In New Zealand it was classed as a “tonic” and only sold in chemist’s shops,[7] while in Australia it was classed as an alcoholic beverage and legally sold only in licensed premises. In 1920 two Rundle Street, Adelaide businesses were fined for selling the product: Foy & Gibson (a major department store), and Birks Chemists.[8] Chemists in country areas were convicted of sale of Sedna and Maltox (a similar product made by Bickford’s), evidence being produced by police “sting operations“.[9]

Outrageous behaviour by persons who became inebriated on the tonic has been ascribed to the cocaine and caffeine content of Sedna.[10] After 1923[11] advertisements no longer mentioned coca and beef in advertisements for the product, kola remaining an essential ingredient.
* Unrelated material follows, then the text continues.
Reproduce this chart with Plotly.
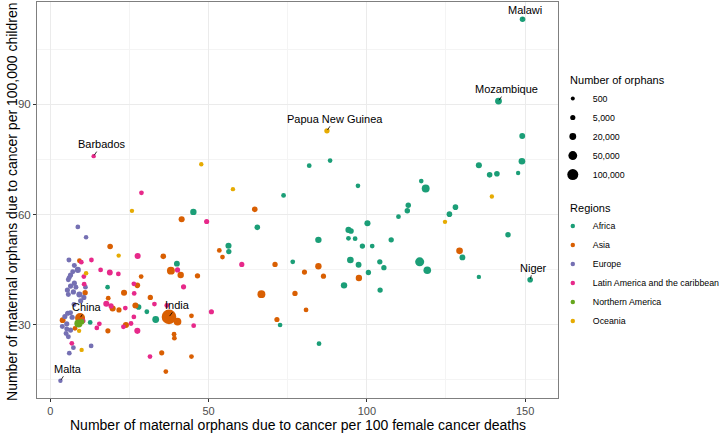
import plotly.graph_objects as go
import numpy as np

# ---------------- data ----------------
africa_x = [149.2, 141.6, 149.1, 149.0, 135.4, 138.8, 141.1, 147.8, 128.0, 126.1, 144.6, 130.2, 135.4, 151.6,
            81.8, 88.4, 97.2, 117.2, 118.6, 113.1, 112.8, 110.0, 100.2, 94.2, 95.0, 84.7, 94.2, 96.3, 98.6,
            101.7, 107.7, 94.8, 97.4, 104.1, 105.4, 100.5, 116.7, 119.1, 92.8, 104.2, 84.9, 76.6, 73.7, 45.2,
            65.4, 56.3, 56.4, 40.0, 72.6, 33.3, 30.5, 27.9, 18.1, 12.6]
africa_y = [113.2, 90.9, 81.4, 74.5, 73.4, 70.8, 71.1, 71.3, 62.0, 60.1, 54.5, 48.3, 43.0, 42.2,
            73.3, 74.7, 67.8, 69.1, 67.1, 62.5, 61.0, 59.4, 57.6, 55.8, 55.5, 53.1, 53.5, 53.4, 51.4,
            51.4, 53.1, 47.6, 46.3, 47.1, 45.5, 44.2, 47.1, 44.8, 40.7, 39.4, 24.8, 47.1, 65.2, 60.7,
            56.5, 51.5, 49.9, 46.6, 29.9, 31.4, 33.5, 34.8, 40.2, 30.6]
africa_n = [8000, 20000, 10000, 18000, 12000, 8000, 8000, 1500, 8000, 8000, 7000, 10000, 1500, 8000,
            3000, 2500, 2500, 2500, 35000, 7000, 7000, 3000, 12000, 12000, 8000, 15000, 3000, 3000, 6000,
            3000, 6000, 18000, 10000, 6000, 6000, 6000, 55000, 30000, 15000, 6000, 3000, 3000, 3000, 15000,
            8000, 12000, 6000, 10000, 2500, 20000, 3000, 8000, 2500, 3000]

asia_x = [37.5, 9.4, 3.9, 7.8, 11.0, 18.9, 9.2, 35.7, 38.1, 41.2, 46.5, 41.5, 64.6, 53.4, 54.4, 71.0,
          66.7, 77.3, 28.7, 23.3, 27.5, 18.3, 19.7, 21.7, 26.9, 31.6, 23.9, 18.2, 40.2, 44.6, 39.1, 39.2,
          35.2, 44.6, 36.5, 71.6, 84.7, 80.3, 86.3, 97.5, 80.8, 129.3]
asia_y = [32.1, 31.8, 31.2, 29.0, 38.7, 51.3, 47.4, 48.6, 44.7, 43.5, 43.3, 58.7, 61.4, 50.2, 48.4, 46.4,
          38.3, 38.5, 43.1, 38.7, 40.7, 37.2, 34.4, 34.0, 35.2, 37.4, 29.9, 28.3, 30.8, 32.4, 27.4, 26.3,
          22.3, 21.3, 17.2, 31.4, 45.9, 44.3, 43.2, 42.7, 34.0, 50.1]
asia_n = [220000, 75000, 10000, 3000, 6000, 8000, 3000, 8000, 35000, 15000, 6000, 12000, 8000, 3000, 3000, 6000,
          35000, 6000, 3000, 12000, 8000, 3000, 12000, 5000, 12000, 6000, 12000, 5000, 30000, 3000, 3000, 3000,
          5000, 3000, 3000, 5000, 15000, 5000, 5000, 15000, 3000, 18000]

europe_x = [8.7, 11.3, 5.9, 7.6, 8.7, 7.1, 6.4, 6.0, 5.7, 7.6, 6.4, 8.1, 5.4, 5.7, 7.3, 11.1, 9.2, 10.6,
            9.6, 4.6, 5.5, 6.4, 6.9, 5.2, 5.2, 5.0, 6.4, 5.7, 12.9, 7.3, 6.0, 3.2, 7.5, 3.8]
europe_y = [56.6, 53.8, 47.6, 46.1, 44.9, 44.4, 43.5, 42.8, 42.2, 41.3, 40.5, 40.2, 39.4, 38.2, 38.9, 40.2,
            38.2, 37.4, 36.5, 32.2, 33.1, 33.2, 32.0, 30.2, 28.8, 27.6, 28.5, 26.7, 24.2, 23.7, 22.2, 14.7,
            35.5, 29.5]
europe_n = [3000, 2000, 4000, 4000, 12000, 4000, 5000, 4000, 4000, 5000, 5000, 4000, 5000, 4000, 5000, 3000,
            12000, 5000, 5000, 5000, 5000, 4000, 5000, 5000, 4000, 4000, 5000, 4000, 3000, 3000, 3000, 1500,
            4000, 4000]

latam_x = [13.7, 28.8, 27.6, 13.0, 9.8, 10.6, 15.9, 18.8, 21.5, 10.7, 26.5, 26.4, 17.7, 19.2, 23.7, 32.9,
           26.4, 27.5, 23.1, 25.5, 15.5, 14.7, 31.5, 6.8, 10.4, 49.4, 60.5, 40.2, 42.1, 36.8, 50.9, 45.3]
latam_y = [75.9, 65.9, 48.7, 47.6, 47.0, 43.1, 44.9, 44.2, 43.8, 41.0, 38.5, 41.1, 35.7, 35.1, 34.5, 35.6,
           32.1, 28.3, 29.4, 30.3, 30.2, 29.1, 21.3, 24.9, 31.0, 58.1, 46.4, 44.9, 40.3, 35.2, 33.5, 29.7]
latam_n = [1500, 3000, 12000, 3000, 3000, 3000, 3000, 10000, 3000, 3000, 3000, 3000, 12000, 5000, 3000, 3000,
           3000, 12000, 3000, 3000, 3000, 3000, 3000, 3000, 3000, 5000, 5000, 5000, 5000, 3000, 5000, 3000]

namerica_x = [10.0, 8.9]
namerica_y = [30.8, 30.3]
namerica_n = [5000, 40000]

oceania_x = [87.4, 25.8, 21.6, 11.3, 9.1, 9.9, 47.7, 57.7, 124.7, 139.5]
oceania_y = [82.8, 61.0, 48.8, 44.0, 28.3, 23.1, 73.7, 66.9, 58.0, 64.9]
oceania_n = [6000, 1500, 1500, 2000, 1500, 1500, 1500, 1500, 1500, 1500]

regions = ["Africa", "Asia", "Europe", "Latin America and the caribbean", "Northern America", "Oceania"]
region_colors = ["#1B9E77", "#D95F02", "#7570B3", "#E7298A", "#66A61E", "#E6AB02"]
size_breaks = [500, 5000, 20000, 50000, 100000]
size_labels = ["500", "5,000", "20,000", "50,000", "100,000"]

label_names = ["Malawi", "Mozambique", "Niger", "Papua New Guinea", "Barbados", "China", "India", "Malta"]
label_x = [149.2, 141.6, 151.6, 87.4, 13.7, 9.4, 37.5, 3.2]
label_y = [113.2, 90.9, 42.2, 82.8, 75.9, 31.8, 32.1, 14.7]

x_title = "Number of maternal orphans due to cancer per 100 female cancer deaths"
y_title = "Number of maternal orphans due to cancer per 100,000 children"

# ---------------- figure ----------------
def diam(n):
    return 3.47 + 7.53 * np.sqrt(np.asarray(n, dtype=float) / 100000.0)

series = [
    (africa_x, africa_y, africa_n),
    (asia_x, asia_y, asia_n),
    (europe_x, europe_y, europe_n),
    (latam_x, latam_y, latam_n),
    (namerica_x, namerica_y, namerica_n),
    (oceania_x, oceania_y, oceania_n),
]

fig = go.Figure()
for (xs, ys, ns), reg, col in zip(series, regions, region_colors):
    fig.add_trace(go.Scatter(
        x=xs, y=ys, mode="markers", name=reg, showlegend=False,
        marker=dict(color=col, size=diam(ns), line=dict(width=0), opacity=1),
        hovertemplate=reg + "<br>%{x}, %{y}<extra></extra>"))

# size legend
for b, lab in zip(size_breaks, size_labels):
    fig.add_trace(go.Scatter(
        x=[None], y=[None], mode="markers", name=lab, legend="legend",
        marker=dict(color="black", size=float(diam(b)))))
# region legend
for reg, col in zip(regions, region_colors):
    fig.add_trace(go.Scatter(
        x=[None], y=[None], mode="markers", name=reg, legend="legend2",
        marker=dict(color=col, size=4.5)))

offsets = {"Malawi": (2, -9), "Mozambique": (8, -12), "Niger": (3, -12), "Papua New Guinea": (8, -12),
           "Barbados": (8, -12), "China": (7, -11), "India": (9, -12), "Malta": (8, -12)}
for nm, lx, ly in zip(label_names, label_x, label_y):
    ax, ay = offsets[nm]
    fig.add_annotation(x=lx, y=ly, text=nm, showarrow=True, arrowhead=0, arrowwidth=0.8,
                       arrowcolor="black", ax=ax, ay=ay, standoff=1,
                       font=dict(size=11, color="black", family="Liberation Sans"))

# axis titles
fig.add_annotation(xref="paper", yref="paper", x=0.5, y=-0.067, text=x_title, showarrow=False,
                   xanchor="center", yanchor="middle", font=dict(size=14, color="black"))
fig.add_annotation(xref="paper", yref="paper", x=-0.048, y=0.495, text=y_title, showarrow=False,
                   textangle=-90, xanchor="center", yanchor="middle", font=dict(size=14, color="black"))

grid_major = "#EBEBEB"
grid_minor = "#F4F4F4"
nb = "\u00a0"
fig.update_layout(
    width=720, height=434,
    margin=dict(l=37, r=162, t=2, b=36, autoexpand=False),
    paper_bgcolor="white", plot_bgcolor="white",
    font=dict(family="Liberation Sans", color="black"),
    xaxis=dict(
        range=[-4.2, 160.4], tickvals=[0, 50, 100, 150], ticks="outside", ticklen=3, tickcolor="#333333",
        tickfont=dict(size=11, color="#4D4D4D"),
        showgrid=True, gridcolor=grid_major, gridwidth=1,
        minor=dict(tickvals=[25, 75, 125], showgrid=True, gridcolor=grid_minor, gridwidth=0.6, ticks=""),
        zeroline=False, showline=True, linecolor="#7F7F7F", linewidth=1, mirror=True,
        automargin=False),
    yaxis=dict(
        range=[10.0, 117.9], tickvals=[30, 60, 90], ticks="outside", ticklen=3, tickcolor="#333333",
        tickfont=dict(size=11.5, color="#4D4D4D"),
        showgrid=True, gridcolor=grid_major, gridwidth=1,
        minor=dict(tickvals=[15, 45, 75, 105], showgrid=True, gridcolor=grid_minor, gridwidth=0.6, ticks=""),
        zeroline=False, showline=True, linecolor="#7F7F7F", linewidth=1, mirror=True,
        automargin=False),
    legend=dict(x=0.99, y=0.829, xanchor="left", yanchor="top", itemsizing="trace",
                title=dict(text=nb * 5 + "Number of orphans", font=dict(size=11)),
                font=dict(size=8.8), bgcolor="rgba(0,0,0,0)", tracegroupgap=0),
    legend2=dict(x=0.99, y=0.507, xanchor="left", yanchor="top", itemsizing="trace",
                 title=dict(text=nb * 5 + "Regions", font=dict(size=11)),
                 font=dict(size=8.8), bgcolor="rgba(0,0,0,0)", tracegroupgap=0),
)

fig.write_html("out.html", config={"displayModeBar": False},
               post_script="document.body.style.margin='0px';document.body.style.padding='0px';")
At some stage Sedna sold in Australia was locally produced by the Seppeltsfield company, and it is likely but by no means certain that Seppelts purchased rights to the brand name from Deans & Logan’s liquidators c. 1932. Later bottles are clearly marked “PRODUCE OF AUSTRALIA”, and the product has been identified by wine writer Philip White as based on Grenache port from the Para vineyard.[3] It was sold in 750ml bottles and had an alcoholic content 33% proof. It has been reported as containing 15 grains per fluid ounce (around 30g/litre) of kola nut powder,[12] perhaps 60 mg/100 ml of caffeine. (Red Bull contains 32 mg/100 ml).

Marketing of Sedna in Australia ceased some time after 1950. Early postcards advertising the product appear to be quite collectible and are advertised for sale at prices between $50 and $100.[13] It has no connection to the wine made in the Napa Valley AVA or the vodka made in Newfoundland.